Each line of the listing must be transcribed exactly, except for the images, which should be excluded.

--------

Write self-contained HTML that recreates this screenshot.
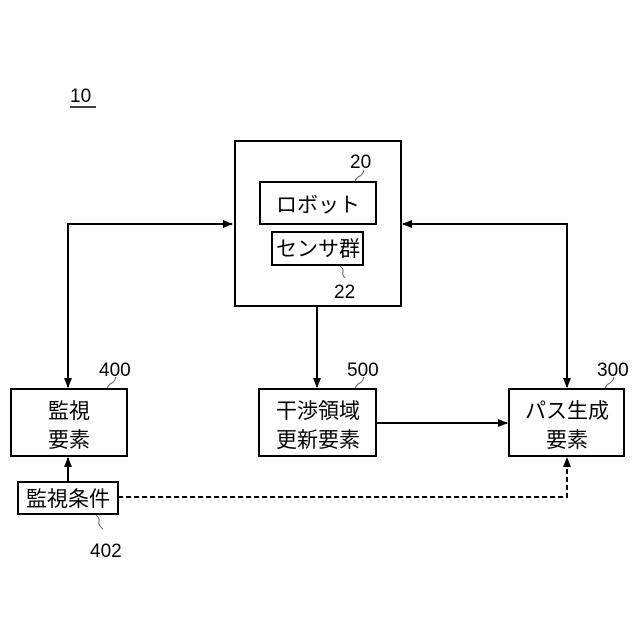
<!DOCTYPE html>
<html><head><meta charset="utf-8"><style>
html,body{margin:0;padding:0;background:#fff;}
svg{display:block;}
text{font-family:"Liberation Sans","Noto Sans CJK JP",sans-serif;fill:#000;}
.n{font-size:19px;}
.j{font-size:21px;}
</style></head><body>
<svg width="640" height="640" viewBox="0 0 640 640" xmlns="http://www.w3.org/2000/svg">
<defs>
<marker id="a" markerWidth="10" markerHeight="10" refX="9" refY="5" orient="auto" markerUnits="userSpaceOnUse">
<path d="M0,1 L10,5 L0,9 Z" fill="#000"/></marker>
</defs>
<g fill="none" stroke="#000" stroke-width="2">
<rect x="235" y="141" width="166" height="165"/>
<rect x="260" y="182" width="116" height="42"/>
<rect x="272" y="232" width="91" height="33"/>
<rect x="11" y="389" width="116" height="67"/>
<rect x="259" y="389" width="117" height="67"/>
<rect x="509" y="389" width="115" height="67"/>
<rect x="18" y="482" width="100" height="32"/>
<polyline points="68,386 68,224 232,224" marker-end="url(#a)"/>
<line x1="68" y1="230" x2="68" y2="387" marker-end="url(#a)"/>
<polyline points="567,386 567,224 403,224" marker-end="url(#a)"/>
<line x1="567" y1="230" x2="567" y2="387" marker-end="url(#a)"/>
<line x1="317" y1="306" x2="317" y2="387" marker-end="url(#a)"/>
<line x1="376" y1="423" x2="507" y2="423" marker-end="url(#a)"/>
<line x1="68" y1="482" x2="68" y2="458" marker-end="url(#a)"/>
<polyline points="118,497 567,497 567,458" stroke-dasharray="5,3" marker-end="url(#a)"/>
</g>
<g fill="none" stroke="#666" stroke-width="1">
<path d="M355,181 q2,-4 5,-5 q3,-2 4,-6"/>
<path d="M340,266 q4,3 3,6 q-1,3 2,6"/>
<path d="M107,388 q2,-4 5,-5 q3,-2 4,-6"/>
<path d="M355,388 q2,-4 5,-5 q3,-2 4,-6"/>
<path d="M605,388 q2,-4 5,-5 q3,-2 4,-6"/>
<path d="M96,515 q4,3 3,7 q-1,3 4,7"/>
</g>
<text class="n" x="70" y="102">10</text>
<line x1="70" y1="107" x2="96" y2="107" stroke="#000" stroke-width="1.5"/>
<text class="n" x="350" y="168">20</text>
<text class="n" x="334" y="298">22</text>
<text class="n" x="99" y="376">400</text>
<text class="n" x="347" y="376">500</text>
<text class="n" x="597" y="376">300</text>
<text class="n" x="90" y="557">402</text>
<text class="j" x="318" y="212" text-anchor="middle">ロボット</text>
<text class="j" x="318" y="256" text-anchor="middle">センサ群</text>
<text class="j" x="69" y="418" text-anchor="middle">監視</text>
<text class="j" x="69" y="447" text-anchor="middle">要素</text>
<text class="j" x="318" y="418" text-anchor="middle">干渉領域</text>
<text class="j" x="318" y="447" text-anchor="middle">更新要素</text>
<text class="j" x="567" y="418" text-anchor="middle">パス生成</text>
<text class="j" x="567" y="447" text-anchor="middle">要素</text>
<text class="j" x="68" y="506" text-anchor="middle">監視条件</text>
</svg>
</body></html>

--------

### THE SOLUTION
Write self-contained HTML that recreates this screenshot.
<!DOCTYPE html>
<html><head><meta charset="utf-8"><style>
html,body{margin:0;padding:0;background:#fff;}
svg{display:block;}
text{font-family:"Liberation Sans","Noto Sans CJK JP",sans-serif;fill:#000;}
.n{font-size:19px;}
.j{font-size:21px;}
</style></head><body>
<svg width="640" height="640" viewBox="0 0 640 640" xmlns="http://www.w3.org/2000/svg">
<defs>
<marker id="a" markerWidth="10" markerHeight="10" refX="9" refY="5" orient="auto" markerUnits="userSpaceOnUse">
<path d="M0,1 L10,5 L0,9 Z" fill="#000"/></marker>
</defs>
<g fill="none" stroke="#000" stroke-width="2">
<rect x="235" y="141" width="166" height="165"/>
<rect x="260" y="182" width="116" height="42"/>
<rect x="272" y="232" width="91" height="33"/>
<rect x="11" y="389" width="116" height="67"/>
<rect x="259" y="389" width="117" height="67"/>
<rect x="509" y="389" width="115" height="67"/>
<rect x="18" y="482" width="100" height="32"/>
<polyline points="68,386 68,224 232,224" marker-end="url(#a)"/>
<line x1="68" y1="230" x2="68" y2="387" marker-end="url(#a)"/>
<polyline points="567,386 567,224 403,224" marker-end="url(#a)"/>
<line x1="567" y1="230" x2="567" y2="387" marker-end="url(#a)"/>
<line x1="317" y1="306" x2="317" y2="387" marker-end="url(#a)"/>
<line x1="376" y1="423" x2="507" y2="423" marker-end="url(#a)"/>
<line x1="68" y1="482" x2="68" y2="458" marker-end="url(#a)"/>
<polyline points="118,497 567,497 567,458" stroke-dasharray="5,3" marker-end="url(#a)"/>
</g>
<g fill="none" stroke="#666" stroke-width="1">
<path d="M355,181 q2,-4 5,-5 q3,-2 4,-6"/>
<path d="M340,266 q4,3 3,6 q-1,3 2,6"/>
<path d="M107,388 q2,-4 5,-5 q3,-2 4,-6"/>
<path d="M355,388 q2,-4 5,-5 q3,-2 4,-6"/>
<path d="M605,388 q2,-4 5,-5 q3,-2 4,-6"/>
<path d="M96,515 q4,3 3,7 q-1,3 4,7"/>
</g>
<text class="n" x="70" y="102">10</text>
<line x1="70" y1="107" x2="96" y2="107" stroke="#000" stroke-width="1.5"/>
<text class="n" x="350" y="168">20</text>
<text class="n" x="334" y="298">22</text>
<text class="n" x="99" y="376">400</text>
<text class="n" x="347" y="376">500</text>
<text class="n" x="597" y="376">300</text>
<text class="n" x="90" y="557">402</text>
<text class="j" x="318" y="212" text-anchor="middle">ロボット</text>
<text class="j" x="318" y="256" text-anchor="middle">センサ群</text>
<text class="j" x="69" y="418" text-anchor="middle">監視</text>
<text class="j" x="69" y="447" text-anchor="middle">要素</text>
<text class="j" x="318" y="418" text-anchor="middle">干渉領域</text>
<text class="j" x="318" y="447" text-anchor="middle">更新要素</text>
<text class="j" x="567" y="418" text-anchor="middle">パス生成</text>
<text class="j" x="567" y="447" text-anchor="middle">要素</text>
<text class="j" x="68" y="506" text-anchor="middle">監視条件</text>
</svg>
</body></html>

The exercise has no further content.